Thursday 6 October 2016

Review of The Angry Years by Colin Wilson (2007)

The Angry Young Men was a largely nonsensical media coinage for what was supposed to be the new generation of post WWII writers - the term was launched in 1956 by the play Look Back in Anger by John Osborne and The Outsider by Colin Wilson.

I became aware of the Angries only after discovering The Outsider in the summer of 1978, having read Kingsley Amis's novel Lucky Jim a year before (which, although from 1953 is usually regarded as an 'Angry' book; it is one of the funniest books I have ever read). For some reason I became very interested in the general idea of the 1950s at this point; and took to listening to Trad Jazz and wearing a corduroy jacket with leather patches - with or without trademark polo neck sweater.

I sampled a wide range of the literary output of the fifties - but aside from Colin Wilson I must admit I did not find very much to enjoy. Among those mentioned in this book I did not take to John Wain, Stuart Holroyd, JP Donleavy, Samuel Beckett, Arnold Wesker, Alan Sillitoe - and I never read John Braine or Kenneth Tynan.

I wasted a lot of time reading Amis, without finding anything else anything like as good as Lucky Jim - although his second and third novels (That Uncertain Feeling and I Like It Here) both had good stuff in them. Look Back In Anger was certainly original and had a kind of energy - but watching it was a torment; and Osborne's other works were entirely without interest.

I don't like it nowadays, but Iris Murdoch's first novel - Under The Net - was a favourite re-read for several years. And of course that miserable so-and-so Phillip Larkin (who is sometimes, absurdly, regarded as an Angry) was our last really worthwhile English poet.

Despite this long term interest, I have only just read Colin Wilson's account of the era. Especially considering the book was written in his mid-seventies - there is a lot of detail and energy in it - and I found it well-organised. Although I should warn that this book is certainly depressing in its sordid litany of lives ruined by drink, drugs, dissipation, sexual promiscuity and marital infidelities - Wilson is actually pursuing a thesis throughout: he clearly had a philosophical, almost spiritual reason for writing the book about his contemporaries and their successes and failures.

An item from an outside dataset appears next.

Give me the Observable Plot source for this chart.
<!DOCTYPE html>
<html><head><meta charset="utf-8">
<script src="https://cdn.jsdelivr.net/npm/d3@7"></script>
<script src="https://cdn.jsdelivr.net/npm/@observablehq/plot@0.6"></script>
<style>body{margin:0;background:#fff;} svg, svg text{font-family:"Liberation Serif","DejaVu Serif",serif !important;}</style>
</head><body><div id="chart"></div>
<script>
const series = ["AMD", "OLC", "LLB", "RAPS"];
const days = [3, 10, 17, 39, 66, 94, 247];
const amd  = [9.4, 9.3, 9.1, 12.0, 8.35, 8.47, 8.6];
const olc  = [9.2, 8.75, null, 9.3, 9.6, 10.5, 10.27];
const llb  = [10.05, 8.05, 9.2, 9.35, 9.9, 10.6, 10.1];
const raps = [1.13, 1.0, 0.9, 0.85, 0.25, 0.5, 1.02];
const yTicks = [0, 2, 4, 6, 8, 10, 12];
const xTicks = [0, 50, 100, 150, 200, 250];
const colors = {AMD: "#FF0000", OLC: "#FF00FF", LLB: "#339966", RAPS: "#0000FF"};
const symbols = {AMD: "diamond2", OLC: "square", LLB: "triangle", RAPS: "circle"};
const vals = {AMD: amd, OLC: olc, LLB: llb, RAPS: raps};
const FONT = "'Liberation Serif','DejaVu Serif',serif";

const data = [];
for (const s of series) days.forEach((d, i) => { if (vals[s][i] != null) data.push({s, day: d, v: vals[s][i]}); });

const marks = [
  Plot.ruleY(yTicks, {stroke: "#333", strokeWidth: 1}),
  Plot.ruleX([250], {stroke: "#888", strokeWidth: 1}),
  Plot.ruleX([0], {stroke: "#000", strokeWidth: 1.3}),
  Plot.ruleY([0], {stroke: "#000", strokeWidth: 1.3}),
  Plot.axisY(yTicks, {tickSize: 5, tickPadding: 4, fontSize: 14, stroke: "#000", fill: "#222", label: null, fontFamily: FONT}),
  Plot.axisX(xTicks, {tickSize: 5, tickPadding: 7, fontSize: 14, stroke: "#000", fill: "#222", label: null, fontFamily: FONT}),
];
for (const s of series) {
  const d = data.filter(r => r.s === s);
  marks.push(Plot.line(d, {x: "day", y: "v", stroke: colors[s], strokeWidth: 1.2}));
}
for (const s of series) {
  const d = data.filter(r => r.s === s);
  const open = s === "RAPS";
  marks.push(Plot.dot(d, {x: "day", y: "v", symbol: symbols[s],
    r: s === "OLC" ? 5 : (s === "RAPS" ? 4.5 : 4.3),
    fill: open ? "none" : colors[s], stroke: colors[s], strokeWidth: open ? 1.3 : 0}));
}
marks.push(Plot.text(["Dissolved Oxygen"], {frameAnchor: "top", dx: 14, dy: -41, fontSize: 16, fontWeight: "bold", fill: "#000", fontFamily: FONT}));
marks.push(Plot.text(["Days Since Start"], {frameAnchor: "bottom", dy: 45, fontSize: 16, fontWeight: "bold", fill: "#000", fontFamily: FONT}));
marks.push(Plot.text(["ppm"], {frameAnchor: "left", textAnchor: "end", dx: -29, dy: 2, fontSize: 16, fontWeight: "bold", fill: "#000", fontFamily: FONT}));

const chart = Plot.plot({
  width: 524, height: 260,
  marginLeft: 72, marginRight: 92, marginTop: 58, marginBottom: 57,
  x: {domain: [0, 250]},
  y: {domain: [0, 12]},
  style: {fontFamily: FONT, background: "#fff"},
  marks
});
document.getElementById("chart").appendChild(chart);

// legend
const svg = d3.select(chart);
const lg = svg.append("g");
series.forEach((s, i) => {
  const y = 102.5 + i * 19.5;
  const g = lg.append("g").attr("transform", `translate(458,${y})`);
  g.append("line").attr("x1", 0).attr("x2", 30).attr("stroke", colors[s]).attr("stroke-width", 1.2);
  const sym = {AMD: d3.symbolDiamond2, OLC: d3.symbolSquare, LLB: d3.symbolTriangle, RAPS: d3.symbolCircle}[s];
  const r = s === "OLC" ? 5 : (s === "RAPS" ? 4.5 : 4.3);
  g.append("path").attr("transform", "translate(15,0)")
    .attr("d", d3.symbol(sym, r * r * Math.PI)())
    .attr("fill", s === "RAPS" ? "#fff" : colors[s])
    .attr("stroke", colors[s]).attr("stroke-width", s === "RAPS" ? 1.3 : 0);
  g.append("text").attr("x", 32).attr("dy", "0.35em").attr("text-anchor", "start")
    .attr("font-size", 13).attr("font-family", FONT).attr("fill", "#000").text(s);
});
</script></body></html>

Indeed, as he approached the end of his life, Wilson seemed to be returning to the same focus as his second philosophical book: Religion and the Rebel - the necessity of a spiritual awakening, that Man needed a religion in order to live well. At times Wilson seems to argue himself right up to the very edge of theism, especially when analysing the demotivation and despair which overwhelmed so many of his friends, colleagues and acquaintances.

But to return to the theme of sex - and there is a lot about it; my conviction was again reinforced that sex has always been the nemesis of the recurrent romanticism revivals since 1800 - and that is what the Angry Young Men were. They were the British equivalent of the US Beat Generation, or the French Existentialists; and therefore in origin an 'attempted' or embryonic spiritual revival.

Whatever high ideals and ambitions were harboured by the best of these writers was wrecked on the writers unrepentant embrace and celebration of the sexual revolution. This took away much of the energy, created an atmosphere of exploitation and dishonesty, and blocked-off the only answer they could ever have found: Christianity. Consequently, they largely wasted their time and lives, running round in circles, showing off, and making excuses.


Anonymous said...

I'd be interested to know if Wilson treats that young Inkling whom you mention, John Wain, here! I first ran into him as a Samuel Johnson biographer - before I had read any of that other Johnsonian Inkling, C.S. Lewis (or maybe even heard of him), but have never tried any of his novels (though I have Where the Rivers Meet and Comedies on the shelf, and wonder if they are intended as any kind of contrast with The Lord of the Rings as 'totaler Roman'), fearing I might find them 'over-sexed' (so to put it).

David Llewellyn Dodds

Bruce Charlton said...

@David - Yes, Wain is discussed pretty thoroughly, albeit concisely. Wilson agrees with you (and me) that Wain's best work seems to be his Sam Johnson biography (and that little book where he synthesised a biography from Johnson's own writings). In a nutshell, Wilson feels that the fiction is fatally damaged by negative emotions such as resentment - Wilson regards the last work (a trilogy on the theme of Oxford, as a place) as his best fiction, partly because it was about a place rather than people.